Ultimately, I went up to my news director and I said, ‘Listen. This is such a good story.’ He finally allowed me to cover it.
The story was about a North Korean couple who managed to escape their home country. In hopes for a better life, they settled in Phoenix.
Lynne: The story ended up receiving an Emmy nomination.
Christine: That gave me a sense of fulfillment. I did a story that only I could do because I’m bilingual. I know it’s a story about Koreans, and I was educating people in Arizona about the reality of having North Korean refugees living there.
Lynne: Opportunities to cover these types of stories were rare however. Christine started to grow weary of the news cycle.

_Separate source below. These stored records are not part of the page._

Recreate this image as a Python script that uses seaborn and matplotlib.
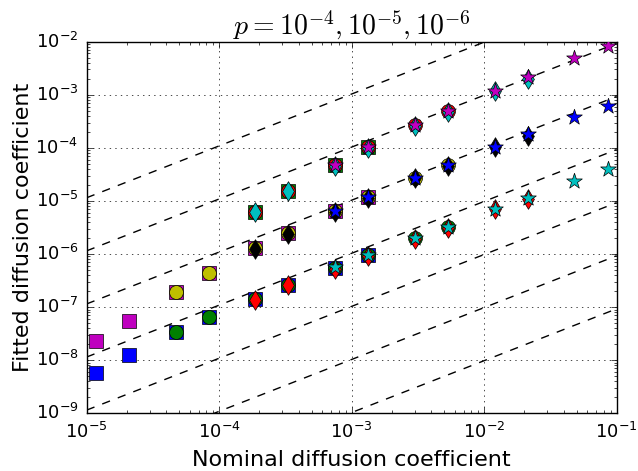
import numpy as np
import matplotlib
matplotlib.use("Agg")
import matplotlib.pyplot as plt
import seaborn as sns

# ---------------- data ----------------
x_nominal = [1.1719e-5, 2.0833e-5, 4.6875e-5, 8.3333e-5, 1.875e-4, 3.3333e-4,
             7.5e-4, 1.3333e-3, 3.0e-3, 5.3333e-3, 1.2e-2, 2.1333e-2, 4.8e-2, 8.5333e-2]

# bottom band (squares b, circles g, diamonds r, stars c)
low_sq   = [5.7e-9, 1.24e-8, 3.37e-8, 6.45e-8, 1.41e-7, 2.62e-7, 5.55e-7, 9.6e-7]
low_circ = [3.37e-8, 6.45e-8, 1.41e-7, 2.62e-7, 5.55e-7, 9.6e-7, 1.99e-6, 3.28e-6]
low_diam = [1.38e-7, 2.6e-7, 5.3e-7, 9.3e-7, 1.93e-6, 3.15e-6, 6.95e-6, 1.1e-5]
low_star = [5.6e-7, 9.7e-7, 2.0e-6, 3.3e-6, 7.06e-6, 1.15e-5, 2.38e-5, 3.95e-5]

# middle band (squares m, circles y, diamonds k, stars b)
mid_sq   = [2.34e-8, 5.5e-8, 1.96e-7, 4.34e-7, 1.28e-6, 2.47e-6, 6.49e-6, 1.2e-5]
mid_circ = [1.96e-7, 4.34e-7, 1.28e-6, 2.47e-6, 6.49e-6, 1.2e-5, 2.75e-5, 4.77e-5]
mid_diam = [1.24e-6, 2.42e-6, 6.2e-6, 1.15e-5, 2.65e-5, 4.6e-5, 1.02e-4, 1.68e-4]
mid_star = [6.5e-6, 1.2e-5, 2.75e-5, 4.8e-5, 1.05e-4, 1.8e-4, 3.87e-4, 6.24e-4]

# top band (squares g, circles r, diamonds c, stars m)
top_sq   = [6.3e-6, 1.56e-5, 4.77e-5, 1.05e-4]
top_circ = [6.3e-6, 1.56e-5, 4.77e-5, 1.05e-4, 2.7e-4, 4.95e-4]
top_diam = [6.2e-6, 1.56e-5, 4.5e-5, 1.0e-4, 2.6e-4, 4.8e-4, 1.18e-3, 2.0e-3]
top_star = [4.8e-5, 1.05e-4, 2.7e-4, 4.95e-4, 1.19e-3, 2.14e-3, 4.87e-3, 8.3e-3]

# index of the first nominal value for each series
low_start = [0, 2, 4, 6]
mid_start = [0, 2, 4, 6]
top_start = [4, 4, 4, 6]

# reference dashed lines: value at x = 1e-5 and at x = 1e-1
line_x = [1e-5, 1e-1]
line_left = [1.15e-5, 1.15e-6, 1.15e-7, 1.15e-8, 1.15e-9, 1.15e-10, 1.15e-11]
line_right = [9.3e-2, 9.3e-3, 9.3e-4, 9.3e-5, 9.3e-6, 9.3e-7, 9.3e-8]

title = r"$p=10^{-4},10^{-5},10^{-6}$"
xlabel = "Nominal diffusion coefficient"
ylabel = "Fitted diffusion coefficient"

# ---------------- style ----------------
plt.style.use("classic")
plt.rcParams["figure.facecolor"] = "white"
plt.rcParams["savefig.facecolor"] = "white"
plt.rcParams["mathtext.fontset"] = "cm"
plt.rcParams["font.family"] = ["DejaVu Sans"]

fig = plt.figure(figsize=(6.38, 4.71), dpi=100)
ax = fig.add_axes([0.1359, 0.1225, 0.9666 - 0.1359, 0.9115 - 0.1225])
ax.set_xscale("log")
ax.set_yscale("log")

for ly0, ly1 in zip(line_left, line_right):
    sns.lineplot(x=line_x, y=[ly0, ly1], ax=ax, color="k", linestyle="--",
                 linewidth=1.0, zorder=1)
for l in ax.lines:
    l.set_dashes([6, 6])

bands = [
    ([low_sq, low_circ, low_diam, low_star], ["b", "g", "r", "c"], low_start),
    ([mid_sq, mid_circ, mid_diam, mid_star], ["m", "y", "k", "b"], mid_start),
    ([top_sq, top_circ, top_diam, top_star], ["g", "r", "c", "m"], top_start),
]
markers = ["s", "o", "d", "*"]
sizes = [100, 100, 100, 140]
z = 3
for series, cols, starts in bands:
    for vals, mk, col, s0, sz in zip(series, markers, cols, starts, sizes):
        xs = x_nominal[s0:s0 + len(vals)]
        sns.scatterplot(x=xs, y=vals, ax=ax, marker=mk, color=col, s=sz,
                        edgecolor="k", linewidth=0.5, zorder=z)
        z += 1

ax.set_xlim(1e-5, 1e-1)
ax.set_ylim(1e-9, 1e-2)
ax.grid(True, which="major", color="k", linestyle=":", linewidth=0.5)
ax.tick_params(which="both", direction="in", top=True, right=True)
ax.tick_params(axis="both", which="major", labelsize=13, pad=6)
ax.set_xlabel(xlabel, fontsize=16, labelpad=6)
ax.set_ylabel(ylabel, fontsize=16, labelpad=2)
ax.set_title(title, fontsize=20, y=1.0)

fig.savefig("out.png", dpi=100)
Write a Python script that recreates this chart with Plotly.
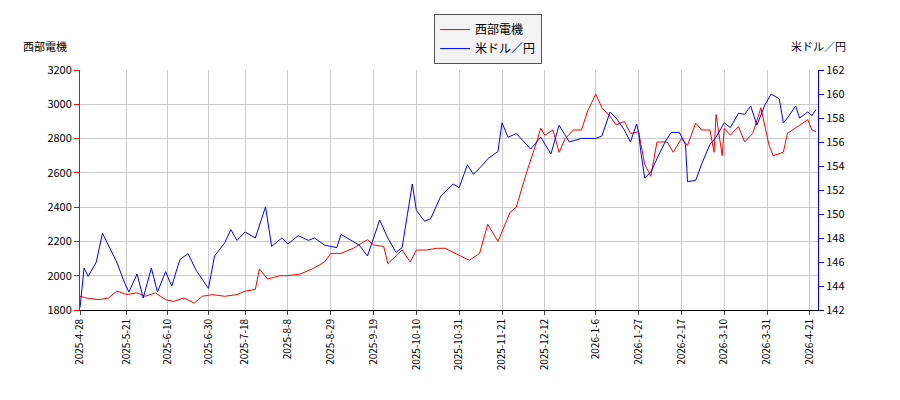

Christine: I never thought I would become one of those jaded reporters. When I was interning at ABC, a reporter called me Polly Purebred. The reference was to a naïve-like cartoon character. He said I cannot survive in the cutthroat world of news because I’m too naïve. He predicted that in a few years, I was going to be so jaded that I’d be complaining about something so trivial when there’s a big tragedy right next to me.
I remember when I was in Phoenix, there was a breaking news story about a bus shuttle crash. Multiple people died. I had to go and cover it since it happened, but it was at the tail end of my shift. I was upset that day. I was hungry. I didn’t eat all day, and I had to go cover this horrible accident. I stood in the median on the freeway, waiting to go live with this shuttle behind me, and I’m munching on this crunch bar while complaining.
That moment, it hit me, ‘Oh my gosh. I am that jaded reporter.’
You can’t let those events affect you in real time. If that happens, you can never do your job.
I drove back home to do my laundry after that long week. I saw a bottle of unopened vodka. It was grapefruit flavored. I baked pizza and started unwinding. Before I knew it, I was almost done with that bottle of vodka. I didn’t realize that I was so affected by this story. That’s when I realized I needed to find healthier ways to deal with my stress.